Love Fortunes and Other Disasters tells the tale of the town called Grimbaud, where love fortunes, charms, and hints of magic are real. These love fortunes are seen as binding, so when a group of high schoolers gets less than optimal fortunes, they decide to fight back and try to end Zita’s reign over the town. Now, there were a couple of things that I definitely had to get used to in this premise. All of the people in this town take these love fortunes completely seriously. I thought the love fortunes would be more like, “HAHA look it says I’ll be alone forever,” taken about as seriously as a fortune cookie would. No matter the gender, age, or sexual orientation, the townspeople’s lives revolve around these love fortunes and they have no doubts that they will always pan out. Fallon, the main character, gets badgered by her mother about her love fortune – despite the fact that she’s a high school freshman, her mother is actually already planning out her wedding. Because, well, she has a love fortune, and that means she’s close to finding her true love, and obviously all things will be set. The lives of the townspeople completely revolve around love. And I think it’s trying to be comical in a way – in the same kind of style as the movie The Invention of Lying, making fun of our society by greatly exaggerating everyone’s actions. But it felt more awkward to me than anything.
For me, the believability was shot because no characters before this had ever had any doubts about these love fortunes. Emma Ward, the current high school librarian, was handed a fortune to become a spinster – lonely forever. She actually left the town and went traveling for a year to get away from it but then came BACK for reasons that never became clear. There are residences set up for Spinsters and Bachelors, doomed to never find love, but I was sitting there thinking, “Can’t they just… hook up with each other? If they’re all sad about not being in love?” It’s like this never occurred to them, and that kind of bugs me.
Something else I had to get used to is that there is definitely an element of fantasy to this story. In this town, there are love charms, weather charms, silence charms, focus charms – there are little bits of magic all around. Some people make it their business to make these charms. I couldn’t figure out where to place this world – is it still Earth? Is it a fantasy world? Is it the US or not? It read like a contemporary romance in the US, so whenever something magical happened, I got a bit confused.

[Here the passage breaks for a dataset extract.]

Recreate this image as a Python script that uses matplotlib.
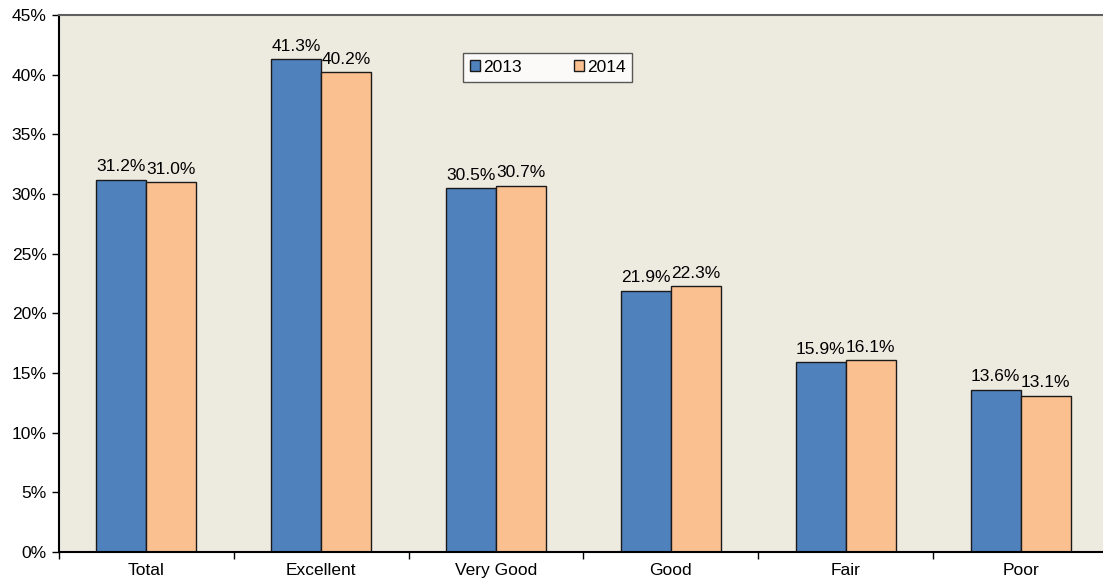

Now, the location also confused me, because although this felt like it was set in the US, there were a shit ton of Dutch names. Characters, like Mirthe and Femke De Keyser, Bram De Groote, Ines Aandekaart, Thom Janssens; Places like Verbeke Square, Lambrechts… I’d almost say the book is set in Holland, but then there were non-Dutch random names like Fallon, Anais, Hijiri, etc. Now this might be a strange thing to hone in on and definitely only something that stood out to me because I’m Dutch, but it illustrates the messy world building and premise. This book requires you to just laugh a whole lot of things off. Sense-making is not its priority.
I tried to brush off these things and just focus on the romance, and that at least went a tiny bit better. It is hate-to-love romance though not the best I’ve ever seen. I didn’t connect much to Fallon because her narrative voice was pretty boring, but I liked the idea of the straight-laced, serious, uptight girl being stuck with the heartbreaker boy who flirts with her mercilessly but is probably far from serious. There were some fluttery moments, with banter and nicknames and teasing… but there were also many many clichés, with misunderstandings and purposeful holding back of information… And then the plot got in the way when Sebastian’s fortune came to light. Like, that should have made the ship and plot stronger, but I just rolled my eyes at it. The ending was a mess of magic, clichés, and drama, and I just felt exhausted.